The Martian "Limb Layer"

Rocket Lab CEO Peter Beck noted that the Motiv acquisition is a critical component of the company's long-term Mars strategy. "If you want to build a base on another planet, you can't just send modules; you need the limbs to put them together," Beck stated. Rocket Lab Robotics will provide the autonomous cranes and excavators for the **Artemis** and **Mars Base Alpha** programs. Motiv’s "COLDA" (Cold Operable Lunar Deployable Arm) technology is already being optimized for use on Rocket Lab’s future lunar lander prototypes, allowing for 24/7 operations through the 14-day lunar night where traditional electronics would fail.

Scaling the Synthetic Workforce

The acquisition also highlights the shift toward **Synthetic Real Estate** in orbit.

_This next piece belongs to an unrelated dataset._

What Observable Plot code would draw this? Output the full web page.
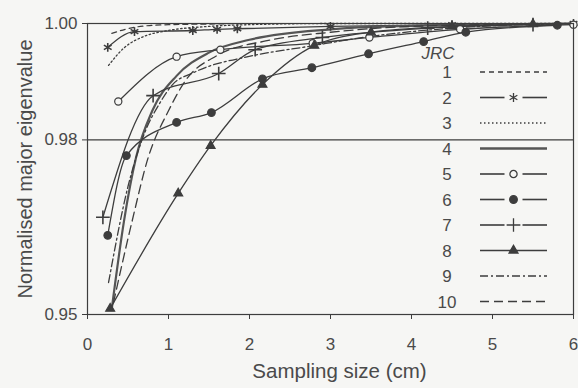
<!DOCTYPE html>
<html><head><meta charset="utf-8">
<script src="https://cdn.jsdelivr.net/npm/d3@7"></script>
<script src="https://cdn.jsdelivr.net/npm/@observablehq/plot@0.6"></script>
<style>
body{margin:0;background:#f6f6f4;}
#chart{width:578px;height:388px;}
</style></head><body><div id="chart"></div>
<script>
// ---- data ----
const jrcLabels = ["1","2","3","4","5","6","7","8","9","10"];
const xTicks = [0, 1, 2, 3, 4, 5, 6];
const yTicks = [0.95, 0.98, 1.00];
const xTitle = "Sampling size (cm)";
const yTitle = "Normalised major eigenvalue";
const legendTitle = "JRC";

const jrc1x = [0.30, 0.60, 1.00, 1.50, 2.00, 3.00, 4.00, 5.00, 6.00];
const jrc1y = [0.9983, 0.9994, 0.9998, 0.9999, 1.0, 1.0, 1.0, 1.0, 1.0];
const jrc2x = [0.25, 0.58, 1.30, 1.60, 1.85, 3.00, 4.50, 6.00];
const jrc2y = [0.9959, 0.9986, 0.9988, 0.9990, 0.9991, 0.9995, 0.9998, 1.0];
const jrc3x = [0.26, 0.45, 0.70, 1.00, 1.50, 2.00, 3.00, 4.00, 6.00];
const jrc3y = [0.9928, 0.9958, 0.9978, 0.9988, 0.9995, 0.9998, 1.0, 1.0, 1.0];
const jrc4x = [0.30, 0.45, 0.60, 0.80, 1.10, 1.50, 2.00, 3.00, 4.00, 6.00];
const jrc4y = [0.951, 0.966, 0.977, 0.985, 0.991, 0.9950, 0.9972, 0.9990, 0.9996, 1.0];
const jrc5x = [0.38, 1.10, 1.64, 2.78, 3.48, 4.60, 6.00];
const jrc5y = [0.9866, 0.9943, 0.9955, 0.9966, 0.9976, 0.9990, 0.9998];
const jrc6x = [0.25, 0.48, 1.10, 1.53, 2.16, 2.77, 3.47, 4.15, 4.67, 5.80];
const jrc6y = [0.9636, 0.9773, 0.9830, 0.9847, 0.9905, 0.9924, 0.9948, 0.9969, 0.9985, 0.9997];
const jrc7x = [0.19, 0.81, 1.62, 2.07, 2.90, 4.20, 5.50];
const jrc7y = [0.9667, 0.9876, 0.9914, 0.9955, 0.9976, 0.9992, 0.9998];
const jrc8x = [0.28, 1.12, 1.52, 2.16, 2.80, 3.50, 4.50, 5.50];
const jrc8y = [0.951, 0.9708, 0.9790, 0.9895, 0.9962, 0.9985, 0.9995, 0.9999];
const jrc9x = [0.26, 0.50, 0.70, 0.90, 1.05, 1.30, 2.05, 2.70, 3.50, 4.50, 6.00];
const jrc9y = [0.9555, 0.9720, 0.9810, 0.9865, 0.9895, 0.9915, 0.9945, 0.9960, 0.9978, 0.9992, 1.0];
const jrc10x = [0.32, 0.55, 0.75, 1.00, 1.20, 1.60, 2.20, 3.00, 4.00, 6.00];
const jrc10y = [0.952, 0.966, 0.977, 0.985, 0.990, 0.9945, 0.9970, 0.9985, 0.9995, 1.0];

// ---- styles ----
const ink = "#3d3d3d";
const paper = "#f6f6f4";
const styleOf = {
  "1":  {dash: "5,4",       w: 1.2, sym: null},
  "2":  {dash: null,        w: 1.3, sym: "asterisk", fill: "none", r: 4.2},
  "3":  {dash: "1.5,2.5",   w: 1.3, sym: null},
  "4":  {dash: null,        w: 2.2, sym: null, color: "#555"},
  "5":  {dash: null,        w: 1.3, sym: "circle", fill: paper, r: 3.6},
  "6":  {dash: null,        w: 1.3, sym: "circle", fill: ink, r: 3.8},
  "7":  {dash: null,        w: 1.3, sym: "plus", fill: "none", r: 4.5},
  "8":  {dash: null,        w: 1.3, sym: "triangle", fill: ink, r: 3.3},
  "9":  {dash: "8,3,2,3",   w: 1.3, sym: null},
  "10": {dash: "9,5",       w: 1.3, sym: null}
};

const xsAll = [jrc1x,jrc2x,jrc3x,jrc4x,jrc5x,jrc6x,jrc7x,jrc8x,jrc9x,jrc10x];
const ysAll = [jrc1y,jrc2y,jrc3y,jrc4y,jrc5y,jrc6y,jrc7y,jrc8y,jrc9y,jrc10y];
const rows = jrcLabels.flatMap((k, i) => xsAll[i].map((x, j) => ({jrc: k, x, y: ysAll[i][j]})));

const marks = [
  Plot.ruleY([0.98], {stroke: ink, strokeWidth: 1.2}),
];
jrcLabels.forEach(k => {
  const s = styleOf[k];
  const data = rows.filter(d => d.jrc === k);
  marks.push(Plot.line(data, {x: "x", y: "y", curve: "monotone-x", stroke: s.color || ink,
    strokeWidth: s.w, strokeDasharray: s.dash || undefined}));
});
jrcLabels.forEach(k => {
  const s = styleOf[k];
  if (!s.sym) return;
  const data = rows.filter(d => d.jrc === k);
  marks.push(Plot.dot(data, {x: "x", y: "y", symbol: s.sym, r: s.r,
    stroke: ink, strokeWidth: s.sym === "plus" || s.sym === "asterisk" ? 1.6 : 1.2, fill: s.fill}));
});
marks.push(
  Plot.frame({stroke: ink, strokeWidth: 1.2}),
  Plot.axisX({ticks: xTicks, tickSize: 5, tickPadding: 18, fontSize: 17, label: null, tickFormat: d3.format("d"), stroke: ink, fill: "#4a4a4a"}),
  Plot.axisY({ticks: yTicks, tickSize: 5, tickPadding: 5, fontSize: 17, label: null, tickFormat: d3.format(".2f"), stroke: ink, fill: "#4a4a4a"}),
  Plot.text([xTitle], {frameAnchor: "bottom", dx: 9, dy: 63, fontSize: 20.5, fill: "#4a4a4a", text: d => d}),
  Plot.text([yTitle], {frameAnchor: "left", textAnchor: "middle", rotate: -90, dx: -62, fontSize: 20, fill: "#4a4a4a", text: d => d})
);

const chart = Plot.plot({
  width: 578, height: 388,
  marginLeft: 87, marginRight: 5, marginTop: 23, marginBottom: 74,
  style: {background: paper, fontFamily: "'Liberation Sans', Arial, sans-serif", color: ink},
  x: {domain: [0, 6]},
  y: {domain: [0.95, 1.0]},
  marks
});
document.getElementById("chart").appendChild(chart);

// ---- legend drawn inside the plot area ----
const svg = d3.select(chart);
const lg = svg.append("g").attr("font-family", "'Liberation Sans', Arial, sans-serif").attr("fill", "#4a4a4a");
lg.append("text").attr("x", 438).attr("y", 59).attr("font-size", 17).attr("font-style", "italic").text(legendTitle);
jrcLabels.forEach((k, i) => {
  const s = styleOf[k];
  const cy = 72 + i * 25.5;
  lg.append("text").attr("x", 447).attr("y", cy + 6).attr("font-size", 17).text(k);
  const x0 = 480, x1 = 547, xm = (x0 + x1) / 2;
  if (s.sym) {
    const segs = k === "8" ? [[x0, x1]] : [[x0, xm - 9], [xm + 9, x1]];
    segs.forEach(([a, b]) => lg.append("line").attr("x1", a).attr("x2", b).attr("y1", cy).attr("y2", cy)
      .attr("stroke", ink).attr("stroke-width", 1.6));
    const sym = {asterisk: d3.symbolAsterisk, circle: d3.symbolCircle, plus: d3.symbolPlus, triangle: d3.symbolTriangle}[s.sym];
    lg.append("path").attr("transform", `translate(${xm},${cy})`)
      .attr("d", d3.symbol(sym, Math.PI * s.r * s.r)())
      .attr("fill", s.fill).attr("stroke", ink).attr("stroke-width", 1.3);
  } else {
    lg.append("line").attr("x1", x0).attr("x2", x1).attr("y1", cy).attr("y2", cy)
      .attr("stroke", s.color || ink).attr("stroke-width", s.w + 0.3)
      .attr("stroke-dasharray", s.dash || null);
  }
});
</script></body></html>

Startups like **Max Space** are already building the expandable modules that will act as the "rooms" for these orbital factories, but those modules require precise robotic manipulation to be tethered and interconnected. Rocket Lab is effectively becoming the "General Contractor" for the cislunar economy, providing the launch, the power, the pressure vessels, and now the autonomous limbs. The Motiv deal is valued at an estimated $120M, reflecting the premium being placed on hardened, space-ready robotic hardware.

As the **Agentic Revolution** moves into orbit, the Rocket Lab milestone proves that the most successful space firms will be those that can merge launch capacity with embodied AI reasoning. The future of exploration isn't just about reaching a destination; it's about what you can build once you get there.